Conservation Ontario knew this spelled trouble. “This creates obvious difficulties in explaining to downstream landowners and municipalities that their lands have been ‘relocated’ into the floodplain with all of the attendant restrictions on the use of those lands,” the letter warned.
Responsibility for managing flood risk largely falls to municipalities. They maintain storm sewers to handle heavy rainfall. They determine which new developments get approved, and which land can be used for what purposes. Such choices affect who gets flooded, and who doesn’t.
But flooding experts warn that local officials face perverse incentives. Developers want to build high-priced properties near lakes, rivers and the sea. Elsewhere, they’d prefer to build unmolested by onerous and expensive flood mitigation measures. Should a municipality impose harsher flooding regulations, swaths of land may remain undeveloped; grant permits, on the other hand, and significant one-time development fees and ongoing tax revenues flow.

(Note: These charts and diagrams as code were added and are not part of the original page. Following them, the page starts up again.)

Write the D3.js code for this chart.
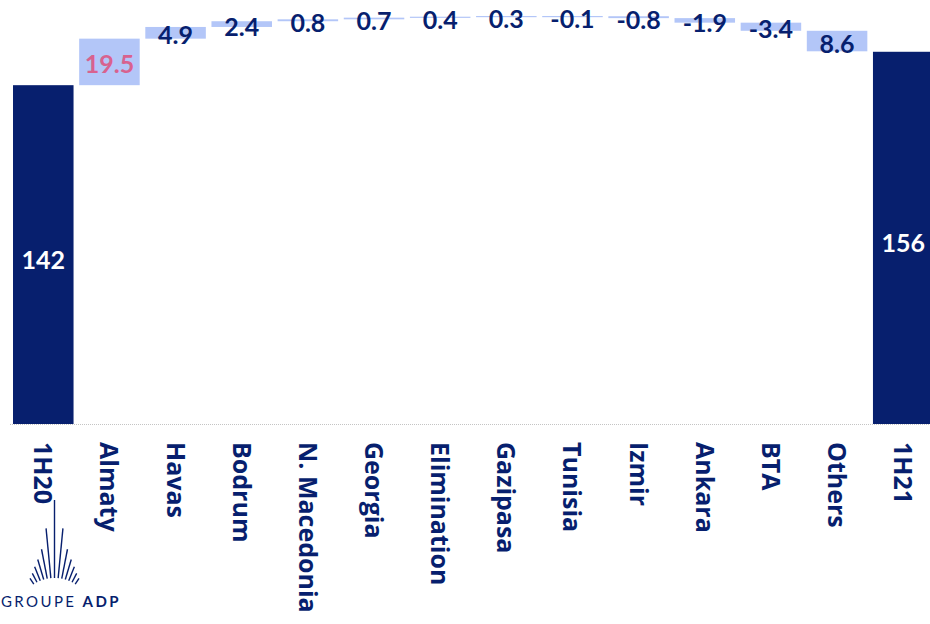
<!DOCTYPE html>
<html>
<head>
<meta charset="utf-8">
<script src="https://cdn.jsdelivr.net/npm/d3@7"></script>
<style>
  body { margin: 0; background: #ffffff; }
  svg { display: block; }
</style>
</head>
<body>
<svg id="chart" width="930" height="624"></svg>
<script>
// Revenue bridge 1H20 -> 1H21 (waterfall)
const categories = ["1H20", "Almaty", "Havas", "Bodrum", "N. Macedonia", "Georgia", "Elimination",
                    "Gazipasa", "Tunisia", "Izmir", "Ankara", "BTA", "Others", "1H21"];
const startTotal = 142;
const endTotal = 156;
const deltas = [19.5, 4.9, 2.4, 0.8, 0.7, 0.4, 0.3, -0.1, -0.8, -1.9, -3.4, -8.6];
const valueLabels = ["142", "19.5", "4.9", "2.4", "0.8", "0.7", "0.4", "0.3",
                     "-0.1", "-0.8", "-1.9", "-3.4", "8.6", "156"];
const highlighted = ["Almaty"];

const NAVY = "#071f6e";
const LIGHT = "#b3c6f8";
const PINK = "#d8628f";
const NUM_FONT = "Lato, 'Open Sans', sans-serif";
const CAT_FONT = "'Open Sans', Lato, sans-serif";

// Build the floating segments
const rows = [];
rows.push({ name: categories[0], lo: 0, hi: startTotal, total: true, label: valueLabels[0] });
let running = startTotal;
deltas.forEach((d, i) => {
  const next = running + d;
  rows.push({ name: categories[i + 1], lo: Math.min(running, next), hi: Math.max(running, next),
              total: false, label: valueLabels[i + 1] });
  running = next;
});
rows.push({ name: categories[categories.length - 1], lo: 0, hi: endTotal, total: true,
            label: valueLabels[valueLabels.length - 1] });

const svg = d3.select("#chart");

const x = d3.scaleBand()
  .domain(categories)
  .range([10.2, 936.3])
  .paddingInner(0.085)
  .paddingOuter(0.0425);

const y = d3.scaleLinear()
  .domain([0, 177.7])
  .range([424, 0]);

// Bars
svg.append("g")
  .selectAll("rect")
  .data(rows)
  .join("rect")
  .attr("x", d => x(d.name))
  .attr("width", x.bandwidth())
  .attr("y", d => y(d.hi))
  .attr("height", d => Math.max(y(d.lo) - y(d.hi), 1.2))
  .attr("fill", d => d.total ? NAVY : LIGHT);

// Baseline
svg.append("line")
  .attr("x1", 10).attr("x2", 930)
  .attr("y1", y(0) + 0.5).attr("y2", y(0) + 0.5)
  .attr("stroke", "#c4c4c4")
  .attr("stroke-width", 1)
  .attr("stroke-dasharray", "1,1");

// Value labels (totals sit a little below their bar's middle)
svg.append("g")
  .selectAll("text")
  .data(rows)
  .join("text")
  .attr("x", d => x(d.name) + x.bandwidth() / 2)
  .attr("y", d => d.total ? y(d.hi * 0.485) : (y(d.hi) + y(d.lo)) / 2 + 2.5)
  .attr("dy", "0.36em")
  .attr("text-anchor", "middle")
  .attr("font-family", NUM_FONT)
  .attr("font-weight", 700)
  .attr("font-size", 25)
  .attr("fill", d => d.total ? "#ffffff" : (highlighted.includes(d.name) ? PINK : NAVY))
  .text(d => d.label);

// Category labels, rotated
svg.append("g")
  .selectAll("text")
  .data(categories)
  .join("text")
  .attr("transform", d => `translate(${x(d) + x.bandwidth() / 2},442) rotate(90)`)
  .attr("dy", "0.36em")
  .attr("text-anchor", "start")
  .attr("font-family", CAT_FONT)
  .attr("font-weight", 700)
  .attr("font-size", 25)
  .attr("fill", NAVY)
  .text(d => d);

// Groupe ADP mark: fan of rays and wordmark
const logo = svg.append("g").attr("stroke", NAVY).attr("stroke-width", 1.4).attr("stroke-linecap", "butt");
const focus = { x: 54.5, y: 616 };
const rayStep = 5.5 * Math.PI / 180;
const rayInner = 38;
const rayOuter = [116, 88, 68, 59, 53, 48, 45];
for (let k = -6; k <= 6; k++) {
  const a = k * rayStep;
  const r2 = rayOuter[Math.abs(k)];
  logo.append("line")
    .attr("x1", focus.x + rayInner * Math.sin(a))
    .attr("y1", focus.y - rayInner * Math.cos(a))
    .attr("x2", focus.x + r2 * Math.sin(a))
    .attr("y2", focus.y - r2 * Math.cos(a));
}
const word = svg.append("text")
  .attr("x", 1).attr("y", 607)
  .attr("font-family", "Lato, sans-serif")
  .attr("font-size", 15)
  .attr("letter-spacing", 2.4)
  .attr("fill", NAVY);
word.append("tspan").attr("font-weight", 400).text("GROUPE ");
word.append("tspan").attr("font-weight", 700).text("ADP");
</script>
</body>
</html>
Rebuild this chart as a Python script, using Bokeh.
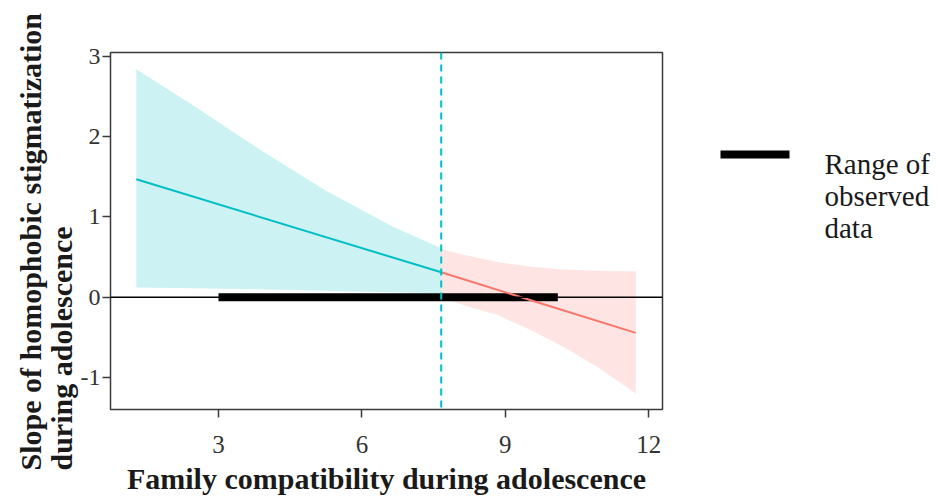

The Banfi lawsuit places past development choices under a legal microscope. That it’s happening in Ontario is perhaps ironic: Its conservation authorities, established after 1954’s deadly and destructive Hurricane Hazel, effectively took much of the authority for flood-related decisions out of municipalities’ hands. Unique to Ontario, they’re often cited as a reason why the province has fewer citizens residing within floodplains than elsewhere.
Mr. Will doesn’t dispute that contention, but he says Conservation Halt on came up short .“Clearly, some conservation authorities have done a much better job protecting their residents than Conservation Halton has done,” he said. (Citing the ongoing litigation, Conservation Halton declined to comment.)
A FLOOD OF LITIGATION?
Though observers expect lawsuits similar to the Banfi action in the years ahead, they are hardly slam dunks. Municipalities enjoy formidable legal protections, notably something called “the doctrine of Crown immunity.” Historically, courts have been loath to expose small local governments to endless claims they can neither afford nor insure against. Municipalities have considerable latitude to make policy decisions even when they harm citizens; some judges have left it to voters to punish reckless officials at the ballot box.
There have been a few examples of Canadians suing municipalities over flood-related damages, with mixed outcomes. Ms. Zizzo added that while there have been some precedents for certification of class actions relating to flooding, others have failed or been dropped.
Some municipalities might seek to avoid such lawsuits using a head-in-the-sand approach, by suppressing flood-risk maps and neglecting to update them.
But Blair Feltmate, head of the University of Waterloo’s Intact Centre on Climate Adaptation, said that even if the Banfi lawsuit fails, it puts all municipalities on notice.
“With the new knowledge we have on the threat that climate change presents relative to flood risk, any future authorities that allow building that is in harm’s way of flooding will most probably be found culpable.”